- **TASK BRIEF**: From the listing below, select every line where the word "with" appears.

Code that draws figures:
— START —

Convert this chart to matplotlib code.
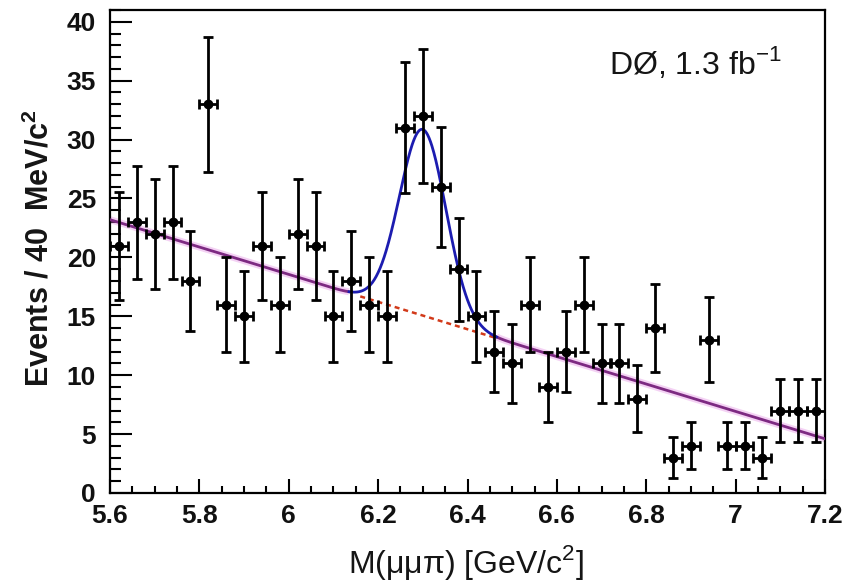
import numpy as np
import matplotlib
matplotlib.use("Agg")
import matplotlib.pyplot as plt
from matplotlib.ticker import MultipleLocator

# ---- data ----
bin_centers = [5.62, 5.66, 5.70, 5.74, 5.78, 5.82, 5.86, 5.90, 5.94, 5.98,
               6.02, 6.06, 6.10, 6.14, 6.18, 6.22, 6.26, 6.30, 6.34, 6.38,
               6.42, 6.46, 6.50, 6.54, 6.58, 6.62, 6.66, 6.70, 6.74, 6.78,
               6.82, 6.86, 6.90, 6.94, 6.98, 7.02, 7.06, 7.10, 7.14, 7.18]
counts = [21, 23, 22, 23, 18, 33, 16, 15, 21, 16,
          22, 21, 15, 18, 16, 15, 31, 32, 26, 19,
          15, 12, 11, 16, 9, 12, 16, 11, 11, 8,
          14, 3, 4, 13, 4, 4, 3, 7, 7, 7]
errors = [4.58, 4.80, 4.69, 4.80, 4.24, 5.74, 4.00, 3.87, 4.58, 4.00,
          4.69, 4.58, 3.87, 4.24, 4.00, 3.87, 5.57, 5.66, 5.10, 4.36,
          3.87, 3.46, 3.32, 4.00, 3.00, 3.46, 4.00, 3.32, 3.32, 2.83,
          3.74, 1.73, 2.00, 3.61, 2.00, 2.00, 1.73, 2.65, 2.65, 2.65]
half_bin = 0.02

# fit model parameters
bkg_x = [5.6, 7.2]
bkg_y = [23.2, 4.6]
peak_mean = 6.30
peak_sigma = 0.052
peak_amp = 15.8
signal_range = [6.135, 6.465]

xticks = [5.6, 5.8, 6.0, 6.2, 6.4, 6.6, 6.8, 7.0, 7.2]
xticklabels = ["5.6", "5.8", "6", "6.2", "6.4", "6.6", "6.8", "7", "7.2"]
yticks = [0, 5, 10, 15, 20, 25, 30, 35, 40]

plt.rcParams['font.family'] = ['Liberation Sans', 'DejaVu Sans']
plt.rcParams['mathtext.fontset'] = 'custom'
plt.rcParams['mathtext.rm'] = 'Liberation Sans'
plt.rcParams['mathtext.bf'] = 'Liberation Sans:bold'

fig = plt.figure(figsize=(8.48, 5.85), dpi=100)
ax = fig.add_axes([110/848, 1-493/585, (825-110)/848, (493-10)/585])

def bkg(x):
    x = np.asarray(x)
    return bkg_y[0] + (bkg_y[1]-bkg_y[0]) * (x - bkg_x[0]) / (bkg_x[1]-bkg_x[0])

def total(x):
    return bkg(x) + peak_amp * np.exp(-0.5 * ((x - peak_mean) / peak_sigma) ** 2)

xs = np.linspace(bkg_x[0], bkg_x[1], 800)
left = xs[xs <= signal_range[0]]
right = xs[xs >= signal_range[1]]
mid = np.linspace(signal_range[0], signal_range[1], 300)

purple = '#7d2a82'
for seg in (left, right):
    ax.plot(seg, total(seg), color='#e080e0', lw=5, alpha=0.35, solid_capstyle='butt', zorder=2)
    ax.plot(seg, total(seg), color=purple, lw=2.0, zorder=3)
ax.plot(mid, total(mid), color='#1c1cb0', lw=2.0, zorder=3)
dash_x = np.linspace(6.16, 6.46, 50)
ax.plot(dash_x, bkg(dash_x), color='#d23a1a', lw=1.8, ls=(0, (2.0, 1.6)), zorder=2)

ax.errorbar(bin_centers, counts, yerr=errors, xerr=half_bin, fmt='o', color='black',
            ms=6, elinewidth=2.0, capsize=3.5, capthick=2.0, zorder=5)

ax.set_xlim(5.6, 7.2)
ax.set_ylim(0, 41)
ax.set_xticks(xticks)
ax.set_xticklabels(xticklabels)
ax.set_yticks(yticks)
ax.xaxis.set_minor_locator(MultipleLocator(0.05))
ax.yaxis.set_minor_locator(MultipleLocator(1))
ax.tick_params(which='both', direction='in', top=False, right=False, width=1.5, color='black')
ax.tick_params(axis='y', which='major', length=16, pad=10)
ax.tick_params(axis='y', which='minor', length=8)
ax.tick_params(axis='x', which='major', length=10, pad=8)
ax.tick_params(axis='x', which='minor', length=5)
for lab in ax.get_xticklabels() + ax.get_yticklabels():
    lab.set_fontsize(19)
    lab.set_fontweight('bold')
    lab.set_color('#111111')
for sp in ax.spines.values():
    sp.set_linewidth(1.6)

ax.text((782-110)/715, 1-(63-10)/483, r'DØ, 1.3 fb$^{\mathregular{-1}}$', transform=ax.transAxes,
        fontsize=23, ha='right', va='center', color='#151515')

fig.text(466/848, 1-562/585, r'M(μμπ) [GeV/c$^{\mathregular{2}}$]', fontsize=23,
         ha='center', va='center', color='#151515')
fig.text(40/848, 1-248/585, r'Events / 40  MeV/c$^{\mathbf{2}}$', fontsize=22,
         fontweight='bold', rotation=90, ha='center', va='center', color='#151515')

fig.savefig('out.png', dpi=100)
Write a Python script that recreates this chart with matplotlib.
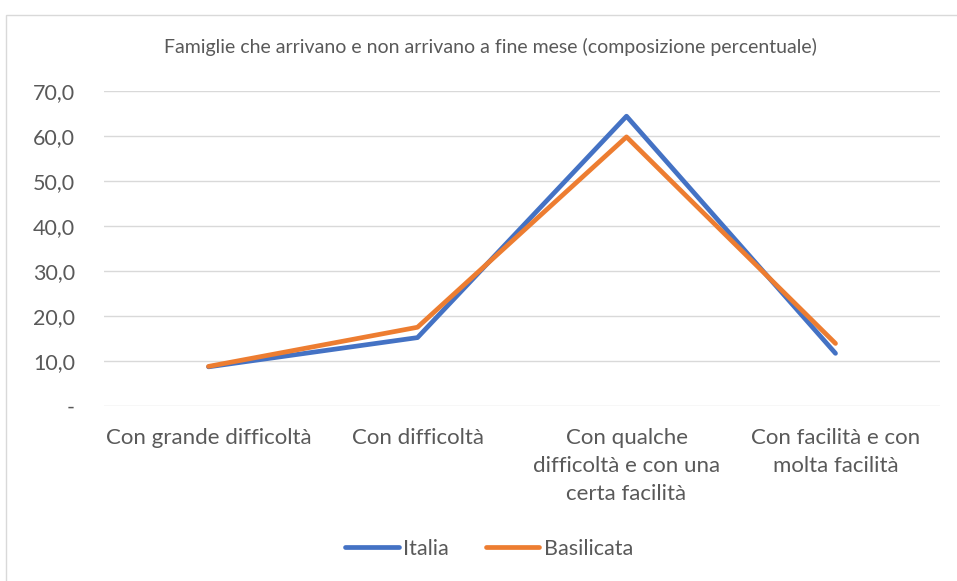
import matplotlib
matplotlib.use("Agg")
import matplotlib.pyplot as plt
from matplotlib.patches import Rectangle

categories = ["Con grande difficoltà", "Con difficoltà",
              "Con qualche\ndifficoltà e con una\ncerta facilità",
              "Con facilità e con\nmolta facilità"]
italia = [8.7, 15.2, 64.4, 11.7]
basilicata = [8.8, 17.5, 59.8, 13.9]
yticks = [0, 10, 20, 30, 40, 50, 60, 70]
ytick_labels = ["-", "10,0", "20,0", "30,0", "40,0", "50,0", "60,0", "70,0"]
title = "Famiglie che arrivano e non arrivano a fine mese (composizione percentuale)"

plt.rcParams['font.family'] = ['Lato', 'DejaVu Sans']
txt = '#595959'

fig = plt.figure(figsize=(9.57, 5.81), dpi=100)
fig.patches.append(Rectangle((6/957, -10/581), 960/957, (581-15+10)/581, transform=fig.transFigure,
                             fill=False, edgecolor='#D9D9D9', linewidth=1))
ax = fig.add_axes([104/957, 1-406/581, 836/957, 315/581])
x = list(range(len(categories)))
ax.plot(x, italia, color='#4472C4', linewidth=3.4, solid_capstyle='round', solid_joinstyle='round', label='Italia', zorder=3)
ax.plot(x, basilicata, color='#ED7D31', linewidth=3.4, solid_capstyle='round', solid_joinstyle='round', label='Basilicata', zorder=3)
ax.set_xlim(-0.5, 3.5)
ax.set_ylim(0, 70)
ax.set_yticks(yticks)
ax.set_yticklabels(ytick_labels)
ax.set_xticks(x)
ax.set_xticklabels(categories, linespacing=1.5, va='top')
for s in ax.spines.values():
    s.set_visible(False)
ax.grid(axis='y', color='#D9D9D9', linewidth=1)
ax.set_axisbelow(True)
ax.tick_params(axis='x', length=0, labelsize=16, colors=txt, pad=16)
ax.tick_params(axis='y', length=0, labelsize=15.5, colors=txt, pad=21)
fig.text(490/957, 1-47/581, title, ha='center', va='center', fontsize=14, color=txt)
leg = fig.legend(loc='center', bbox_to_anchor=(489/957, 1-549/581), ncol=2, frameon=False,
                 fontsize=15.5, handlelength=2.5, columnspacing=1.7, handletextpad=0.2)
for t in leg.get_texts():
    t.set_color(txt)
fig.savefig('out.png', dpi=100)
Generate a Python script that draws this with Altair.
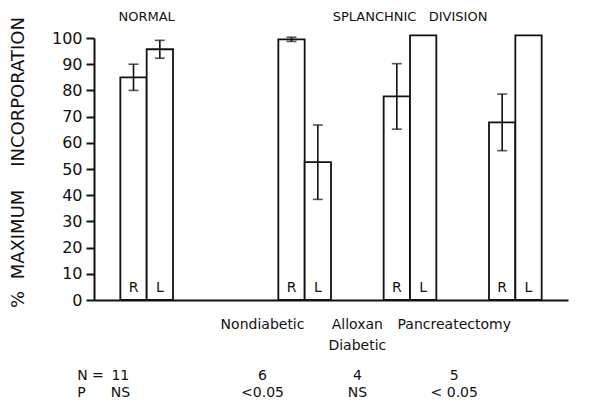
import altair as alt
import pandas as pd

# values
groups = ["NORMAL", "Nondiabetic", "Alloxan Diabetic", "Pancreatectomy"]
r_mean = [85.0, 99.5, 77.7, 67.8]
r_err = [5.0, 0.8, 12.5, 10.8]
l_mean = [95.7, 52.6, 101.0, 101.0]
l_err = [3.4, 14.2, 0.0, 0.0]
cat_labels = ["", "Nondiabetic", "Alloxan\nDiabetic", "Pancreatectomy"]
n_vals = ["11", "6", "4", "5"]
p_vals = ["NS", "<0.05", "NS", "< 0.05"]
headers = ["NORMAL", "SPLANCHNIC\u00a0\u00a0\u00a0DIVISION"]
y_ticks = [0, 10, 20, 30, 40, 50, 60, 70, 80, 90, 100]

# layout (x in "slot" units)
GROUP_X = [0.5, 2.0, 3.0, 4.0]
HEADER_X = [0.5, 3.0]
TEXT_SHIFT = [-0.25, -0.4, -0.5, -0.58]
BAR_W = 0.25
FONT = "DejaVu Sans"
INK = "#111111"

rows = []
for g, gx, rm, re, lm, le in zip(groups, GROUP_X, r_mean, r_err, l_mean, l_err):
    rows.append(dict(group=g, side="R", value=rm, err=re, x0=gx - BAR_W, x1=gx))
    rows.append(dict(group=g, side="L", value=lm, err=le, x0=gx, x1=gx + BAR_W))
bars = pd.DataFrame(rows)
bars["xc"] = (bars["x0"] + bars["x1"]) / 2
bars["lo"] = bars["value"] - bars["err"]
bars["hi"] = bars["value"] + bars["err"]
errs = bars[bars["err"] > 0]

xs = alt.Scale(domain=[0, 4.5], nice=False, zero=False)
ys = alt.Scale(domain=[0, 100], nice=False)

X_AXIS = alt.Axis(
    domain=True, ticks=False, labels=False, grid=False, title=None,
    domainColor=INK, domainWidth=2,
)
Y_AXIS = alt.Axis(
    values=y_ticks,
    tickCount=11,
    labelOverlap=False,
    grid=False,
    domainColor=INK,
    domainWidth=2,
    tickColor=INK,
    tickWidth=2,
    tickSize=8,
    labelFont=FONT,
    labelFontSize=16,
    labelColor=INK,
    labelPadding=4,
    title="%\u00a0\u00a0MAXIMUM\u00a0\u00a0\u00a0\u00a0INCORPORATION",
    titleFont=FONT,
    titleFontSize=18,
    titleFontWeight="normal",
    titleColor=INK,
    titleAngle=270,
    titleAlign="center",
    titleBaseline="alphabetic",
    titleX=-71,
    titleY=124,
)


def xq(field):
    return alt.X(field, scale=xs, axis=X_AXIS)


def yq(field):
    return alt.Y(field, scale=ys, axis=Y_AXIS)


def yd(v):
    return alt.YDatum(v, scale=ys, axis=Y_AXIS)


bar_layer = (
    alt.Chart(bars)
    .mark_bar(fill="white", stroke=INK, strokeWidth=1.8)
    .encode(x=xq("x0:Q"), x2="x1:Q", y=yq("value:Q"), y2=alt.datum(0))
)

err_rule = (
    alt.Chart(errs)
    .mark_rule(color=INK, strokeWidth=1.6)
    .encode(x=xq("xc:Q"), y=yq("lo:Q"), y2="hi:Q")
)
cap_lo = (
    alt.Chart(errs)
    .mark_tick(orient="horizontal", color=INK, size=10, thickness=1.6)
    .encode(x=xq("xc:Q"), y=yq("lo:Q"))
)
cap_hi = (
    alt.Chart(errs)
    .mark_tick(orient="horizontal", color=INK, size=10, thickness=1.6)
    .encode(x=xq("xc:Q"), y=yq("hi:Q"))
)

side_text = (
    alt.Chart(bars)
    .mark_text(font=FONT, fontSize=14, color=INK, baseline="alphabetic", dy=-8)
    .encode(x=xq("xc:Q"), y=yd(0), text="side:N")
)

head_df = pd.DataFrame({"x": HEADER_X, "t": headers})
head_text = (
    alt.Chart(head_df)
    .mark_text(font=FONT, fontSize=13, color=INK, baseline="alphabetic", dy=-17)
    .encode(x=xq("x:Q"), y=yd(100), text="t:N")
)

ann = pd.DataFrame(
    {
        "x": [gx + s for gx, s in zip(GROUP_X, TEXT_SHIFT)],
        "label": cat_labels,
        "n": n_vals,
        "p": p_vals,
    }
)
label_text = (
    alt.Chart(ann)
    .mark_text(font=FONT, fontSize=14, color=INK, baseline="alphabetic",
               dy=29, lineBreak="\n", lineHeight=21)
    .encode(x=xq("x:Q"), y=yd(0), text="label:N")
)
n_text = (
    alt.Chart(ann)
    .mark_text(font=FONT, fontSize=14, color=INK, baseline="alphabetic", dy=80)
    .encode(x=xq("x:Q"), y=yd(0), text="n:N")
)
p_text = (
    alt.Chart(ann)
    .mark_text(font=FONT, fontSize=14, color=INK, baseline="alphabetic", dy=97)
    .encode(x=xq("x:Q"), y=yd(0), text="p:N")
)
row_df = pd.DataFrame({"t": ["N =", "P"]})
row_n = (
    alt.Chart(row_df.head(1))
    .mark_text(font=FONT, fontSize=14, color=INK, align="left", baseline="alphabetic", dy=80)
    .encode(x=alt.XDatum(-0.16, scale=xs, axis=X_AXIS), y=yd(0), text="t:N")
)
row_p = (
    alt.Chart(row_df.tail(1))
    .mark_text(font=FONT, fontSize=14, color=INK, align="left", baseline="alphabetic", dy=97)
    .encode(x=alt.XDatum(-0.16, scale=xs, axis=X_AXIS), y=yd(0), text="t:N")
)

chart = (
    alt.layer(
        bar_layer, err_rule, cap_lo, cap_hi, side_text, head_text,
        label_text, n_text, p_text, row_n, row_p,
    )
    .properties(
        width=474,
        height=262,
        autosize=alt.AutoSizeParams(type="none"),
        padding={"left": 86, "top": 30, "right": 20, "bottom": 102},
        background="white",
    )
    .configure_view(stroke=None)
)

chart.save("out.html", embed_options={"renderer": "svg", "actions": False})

— END —

- **WORKED ANSWER**:
Write a Python script that recreates this chart with matplotlib.
Generate a Python script that draws this with Altair.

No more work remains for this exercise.